With the help of Professor Rebelski they were given a small building that had been a Talmud Torah (a primary school that concentrated on Jewish Studies) before the war, however, after a short time they were asked to vacate the building in favor of a Lithuanian school. Professor Rebelski located a derelict four-storey building which had been ransacked; it had no windows or doors and the roof was broken. Rebelski brought some of his patients who renovated the building, cleaned it up and turned it into a dormitory and school. Zvia Wildstein was shocked when she saw the mental patients doing the renovations because she was afraid that the authorities would discover what Rebelski was doing. However, he reassured her, saying: "They are not mental patients. They are extremely intelligent but they do not want to be sent to the front to fight. I keep their secret and they keep mine." The pupils and teachers, with the help of the "renovators" collected bits of furniture that they found on the streets and in the abandoned houses for the orphanage. Everything that Professor Rebelski obtained for them was from the German loot that the Red Army found: beds, blankets, military clothing items (including German-army warm jackets that the children had worn during the cold winters), cases of drugs, writing implements and notebooks. Once several cows arrived on a train and they were put to graze in a field not far from the orphanage; the cows were milked daily and the children received fresh milk until one morning, it was discovered that the cows had been stolen.
Jews from all over and even from other countries heard about the orphanage and began sending a variety of parcels for the children. There were even "celebrities", such as the well-known Yiddish actor Mikhoels, the writer Bergelson, Peretz Markish and others, who paid a visit to the orphanage.
Adjacent to the orphanage's dormitory there was a school which was attended by the children from the orphanage as well as by children who were living with their families. Even some of the members of the Association of Jews from Vilna and Vicinity in Israel, attended the school such as Aharon Einat and Daniel Schmookler.

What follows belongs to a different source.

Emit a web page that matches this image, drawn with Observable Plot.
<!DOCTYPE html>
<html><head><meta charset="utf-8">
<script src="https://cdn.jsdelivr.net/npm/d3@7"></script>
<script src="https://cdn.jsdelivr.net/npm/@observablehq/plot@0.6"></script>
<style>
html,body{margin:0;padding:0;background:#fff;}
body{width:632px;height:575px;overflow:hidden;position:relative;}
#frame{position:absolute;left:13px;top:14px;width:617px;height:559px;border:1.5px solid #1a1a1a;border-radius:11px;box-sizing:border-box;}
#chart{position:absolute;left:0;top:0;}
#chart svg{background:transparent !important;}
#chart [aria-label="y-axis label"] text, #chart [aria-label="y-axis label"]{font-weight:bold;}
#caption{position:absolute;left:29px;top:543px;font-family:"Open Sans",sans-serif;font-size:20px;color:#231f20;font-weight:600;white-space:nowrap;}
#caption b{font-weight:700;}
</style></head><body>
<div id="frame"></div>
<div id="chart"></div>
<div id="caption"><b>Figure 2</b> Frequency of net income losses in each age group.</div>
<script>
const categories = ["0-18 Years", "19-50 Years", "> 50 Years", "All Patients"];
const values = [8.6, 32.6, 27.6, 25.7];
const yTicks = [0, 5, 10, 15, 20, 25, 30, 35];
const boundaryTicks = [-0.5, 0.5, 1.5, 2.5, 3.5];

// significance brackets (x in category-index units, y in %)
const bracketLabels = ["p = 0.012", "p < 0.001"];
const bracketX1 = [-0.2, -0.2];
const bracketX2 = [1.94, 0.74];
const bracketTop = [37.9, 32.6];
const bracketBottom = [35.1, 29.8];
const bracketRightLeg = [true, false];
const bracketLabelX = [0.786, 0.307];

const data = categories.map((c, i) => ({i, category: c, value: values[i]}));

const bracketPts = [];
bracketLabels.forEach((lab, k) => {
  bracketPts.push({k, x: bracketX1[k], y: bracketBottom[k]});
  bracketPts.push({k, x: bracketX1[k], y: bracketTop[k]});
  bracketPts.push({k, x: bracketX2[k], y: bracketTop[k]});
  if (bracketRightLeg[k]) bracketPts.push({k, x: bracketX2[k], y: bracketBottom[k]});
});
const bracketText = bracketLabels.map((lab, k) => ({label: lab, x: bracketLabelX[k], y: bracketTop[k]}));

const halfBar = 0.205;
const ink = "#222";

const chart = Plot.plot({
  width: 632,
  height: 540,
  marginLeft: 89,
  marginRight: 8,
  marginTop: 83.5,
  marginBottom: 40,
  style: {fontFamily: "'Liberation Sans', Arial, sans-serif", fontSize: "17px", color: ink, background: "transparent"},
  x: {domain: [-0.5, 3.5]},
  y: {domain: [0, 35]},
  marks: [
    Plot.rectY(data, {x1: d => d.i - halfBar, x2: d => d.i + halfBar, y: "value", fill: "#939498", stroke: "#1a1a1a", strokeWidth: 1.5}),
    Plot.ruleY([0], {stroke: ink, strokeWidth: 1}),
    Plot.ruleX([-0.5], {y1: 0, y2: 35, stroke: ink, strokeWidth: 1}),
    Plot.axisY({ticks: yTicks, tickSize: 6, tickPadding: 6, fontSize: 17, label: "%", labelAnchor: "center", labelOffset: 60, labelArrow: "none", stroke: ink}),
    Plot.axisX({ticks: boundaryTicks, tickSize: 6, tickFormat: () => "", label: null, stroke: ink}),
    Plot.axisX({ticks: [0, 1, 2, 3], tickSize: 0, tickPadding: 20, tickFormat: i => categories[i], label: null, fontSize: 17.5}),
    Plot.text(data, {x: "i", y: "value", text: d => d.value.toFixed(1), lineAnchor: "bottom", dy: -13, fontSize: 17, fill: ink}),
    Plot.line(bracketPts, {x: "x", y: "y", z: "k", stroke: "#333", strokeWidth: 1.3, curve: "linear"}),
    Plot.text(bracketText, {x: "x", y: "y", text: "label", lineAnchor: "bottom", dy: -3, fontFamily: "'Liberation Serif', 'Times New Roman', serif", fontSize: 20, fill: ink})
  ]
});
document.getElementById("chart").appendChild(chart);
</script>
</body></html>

The ages of the children at the school ranged from kindergarteners to high school leavers. The language of instruction was Yiddish. They had sport, theater and dance groups. The school's reputation spread far and wide. The most emotional scenes were when a parent who had survived the inferno arrived and found his missing child there at the orphanage.
Eliezer Yerushalmi, the school principal, helped the children put out a weekly newsletter. At one stage a group of orphans from Tashkent arrived at the orphanage; their principal was a fanatic Jewish communist named Shohat. He was appointed principal by the communist authorities when Zvia Wildstein was appointed deputy-head. Almost immediately, the language of instruction was changed to Russian and the Jewish characteristics slowly disappeared.
In 1949 the communist Municipality of Vilna decided that there was no longer any need for a Jewish orphanage. The children's home was closed down and the younger children were transferred to mixed orphanages of Jewish and Lithuanian children; the older children were sent to vocational schools or other schools that catered to their abilities.